__WORK REQUIRED__.
Copy the lines of the data below exactly, starting at the first and stopping after the line that contains "0.114, 0.075, 0.053];"; include no pictures.

★ ★ ★ ★ ★ ★ ★

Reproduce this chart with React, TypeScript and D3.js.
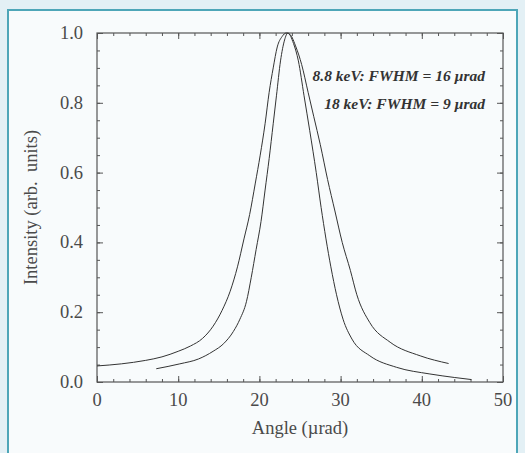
import {useEffect, useRef} from 'react';
import * as d3 from 'd3';

// 8.8 keV rocking curve (the wider one)
const angles88 = [0, 3, 6, 8, 10, 11.5, 13, 14.3, 15.4, 16.4, 17.3, 18.1, 18.8, 19.5, 20.1, 20.7, 21.2, 21.7, 22.2, 22.8, 23.3,
    23.8, 24.5, 25.2, 26.0, 26.7, 27.5, 28.4, 29.3, 30.2, 31.2, 32.0, 33.6, 36.1, 39.8, 43.3];
const intensity88 = [0.046, 0.052, 0.062, 0.072, 0.088, 0.103, 0.125, 0.16, 0.205, 0.26, 0.33, 0.41, 0.48, 0.57, 0.65, 0.74, 0.83, 0.9, 0.96, 0.99, 1.0,
    0.995, 0.96, 0.91, 0.83, 0.76, 0.68, 0.58, 0.49, 0.4, 0.32, 0.25, 0.17, 0.114, 0.075, 0.053];

// 18 keV rocking curve (the narrow one)
const angles18 = [7.3, 10.2, 12.5, 14.3, 15.6, 16.8, 17.6, 18.4, 19.0, 19.6, 20.2, 20.7, 21.2, 21.7, 22.1, 22.6, 23.1, 23.5,
    24.2, 24.8, 25.5, 26.2, 27.0, 27.6, 28.2, 28.8, 29.5, 30.3, 31.4, 33.6, 36.9, 41.0, 44.0, 46.1];
const intensity18 = [0.038, 0.052, 0.066, 0.088, 0.11, 0.145, 0.18, 0.23, 0.3, 0.38, 0.46, 0.55, 0.64, 0.74, 0.82, 0.92, 0.98, 1.0,
    0.97, 0.92, 0.82, 0.72, 0.6, 0.5, 0.41, 0.33, 0.25, 0.18, 0.123, 0.075, 0.042, 0.023, 0.013, 0.007];

const xTicks = [0, 10, 20, 30, 40, 50];
const yTicks = [0.0, 0.2, 0.4, 0.6, 0.8, 1.0];
const notes = ['8.8 keV: FWHM = 16 \u00b5rad', '18 keV: FWHM = 9 \u00b5rad'];

export default function App() {
    const ref = useRef(null);

    useEffect(() => {
        const width = 525;
        const height = 453;
        const m = {left: 97, right: 503, top: 33, bottom: 382};
        const font = '"Liberation Serif", "Times New Roman", serif';
        const ink = '#4a4a4a';

        const svg = d3.select(ref.current);
        svg.selectAll('*').remove();
        svg.attr('width', width).attr('height', height).attr('viewBox', `0 0 ${width} ${height}`);

        // page background and framed panel
        svg.append('rect').attr('width', width).attr('height', height).attr('fill', '#e3f0f5');
        svg.append('rect')
            .attr('x', 8).attr('y', 10).attr('width', 509).attr('height', 460)
            .attr('fill', '#f8fbfc').attr('stroke', '#4ea6b8').attr('stroke-width', 2);

        const x = d3.scaleLinear().domain([0, 50]).range([m.left, m.right]);
        const y = d3.scaleLinear().domain([0, 1]).range([m.bottom, m.top]);

        const styleAxis = (g) => {
            g.select('.domain').remove();
            g.selectAll('line').attr('stroke', '#555').attr('stroke-width', 1);
            g.selectAll('text').remove();
        };

        const xMinor = d3.range(0, 50.01, 2);
        const yMinor = d3.range(0, 1.001, 0.05);

        // inward ticks on all four sides
        svg.append('g').attr('transform', `translate(0,${m.bottom})`)
            .call(d3.axisBottom(x).tickValues(xMinor).tickSize(-3)).call(styleAxis);
        svg.append('g').attr('transform', `translate(0,${m.bottom})`)
            .call(d3.axisBottom(x).tickValues(xTicks).tickSize(-6)).call(styleAxis);
        svg.append('g').attr('transform', `translate(0,${m.top})`)
            .call(d3.axisTop(x).tickValues(xMinor).tickSize(-3)).call(styleAxis);
        svg.append('g').attr('transform', `translate(0,${m.top})`)
            .call(d3.axisTop(x).tickValues(xTicks).tickSize(-6)).call(styleAxis);
        svg.append('g').attr('transform', `translate(${m.left},0)`)
            .call(d3.axisLeft(y).tickValues(yMinor).tickSize(-3)).call(styleAxis);
        svg.append('g').attr('transform', `translate(${m.left},0)`)
            .call(d3.axisLeft(y).tickValues(yTicks).tickSize(-6)).call(styleAxis);
        svg.append('g').attr('transform', `translate(${m.right},0)`)
            .call(d3.axisRight(y).tickValues(yMinor).tickSize(-3)).call(styleAxis);
        svg.append('g').attr('transform', `translate(${m.right},0)`)
            .call(d3.axisRight(y).tickValues(yTicks).tickSize(-6)).call(styleAxis);

        svg.append('rect')
            .attr('x', m.left).attr('y', m.top)
            .attr('width', m.right - m.left).attr('height', m.bottom - m.top)
            .attr('fill', 'none').attr('stroke', '#555').attr('stroke-width', 1.2);

        // tick labels
        svg.selectAll('.xl').data(xTicks).enter().append('text')
            .attr('x', (d) => x(d)).attr('y', m.bottom + 24)
            .attr('text-anchor', 'middle').attr('font-family', font).attr('font-size', 18.5)
            .attr('fill', ink).text((d) => d);
        svg.selectAll('.yl').data(yTicks).enter().append('text')
            .attr('x', m.left - 14).attr('y', (d) => y(d) + 6)
            .attr('text-anchor', 'end').attr('font-family', font).attr('font-size', 18.5)
            .attr('fill', ink).text((d) => d.toFixed(1));

        svg.append('text')
            .attr('x', (m.left + m.right) / 2).attr('y', m.bottom + 52)
            .attr('text-anchor', 'middle').attr('font-family', font).attr('font-size', 18.5)
            .attr('fill', ink).text('Angle (\u00b5rad)');
        svg.append('text')
            .attr('transform', `translate(37,${(m.top + m.bottom) / 2}) rotate(-90)`)
            .attr('text-anchor', 'middle').attr('font-family', font).attr('font-size', 18.5)
            .attr('fill', ink).attr('xml:space', 'preserve').text('Intensity (arb.  units)');

        // curves
        const line = d3.line().x((d) => x(d[0])).y((d) => y(d[1])).curve(d3.curveMonotoneX);
        const series = [
            angles88.map((a, i) => [a, intensity88[i]]),
            angles18.map((a, i) => [a, intensity18[i]]),
        ];
        svg.selectAll('.curve').data(series).enter().append('path')
            .attr('d', line).attr('fill', 'none').attr('stroke', '#333').attr('stroke-width', 1);

        // annotations
        svg.selectAll('.note').data(notes).enter().append('text')
            .attr('x', 485).attr('y', (d, i) => 81 + i * 28)
            .attr('text-anchor', 'end').attr('font-family', font).attr('font-size', 15.5)
            .attr('font-style', 'italic').attr('font-weight', 'bold')
            .attr('fill', '#333').text((d) => d);
    }, []);

    return <svg ref={ref} style={{position: 'absolute', left: 0, top: 0}}></svg>;
}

★ ★ ★ ★ ★ ★ ★

__SOLUTION TO THE PROBLEM__.
Reproduce this chart with React, TypeScript and D3.js.
import {useEffect, useRef} from 'react';
import * as d3 from 'd3';

// 8.8 keV rocking curve (the wider one)
const angles88 = [0, 3, 6, 8, 10, 11.5, 13, 14.3, 15.4, 16.4, 17.3, 18.1, 18.8, 19.5, 20.1, 20.7, 21.2, 21.7, 22.2, 22.8, 23.3,
    23.8, 24.5, 25.2, 26.0, 26.7, 27.5, 28.4, 29.3, 30.2, 31.2, 32.0, 33.6, 36.1, 39.8, 43.3];
const intensity88 = [0.046, 0.052, 0.062, 0.072, 0.088, 0.103, 0.125, 0.16, 0.205, 0.26, 0.33, 0.41, 0.48, 0.57, 0.65, 0.74, 0.83, 0.9, 0.96, 0.99, 1.0,
    0.995, 0.96, 0.91, 0.83, 0.76, 0.68, 0.58, 0.49, 0.4, 0.32, 0.25, 0.17, 0.114, 0.075, 0.053];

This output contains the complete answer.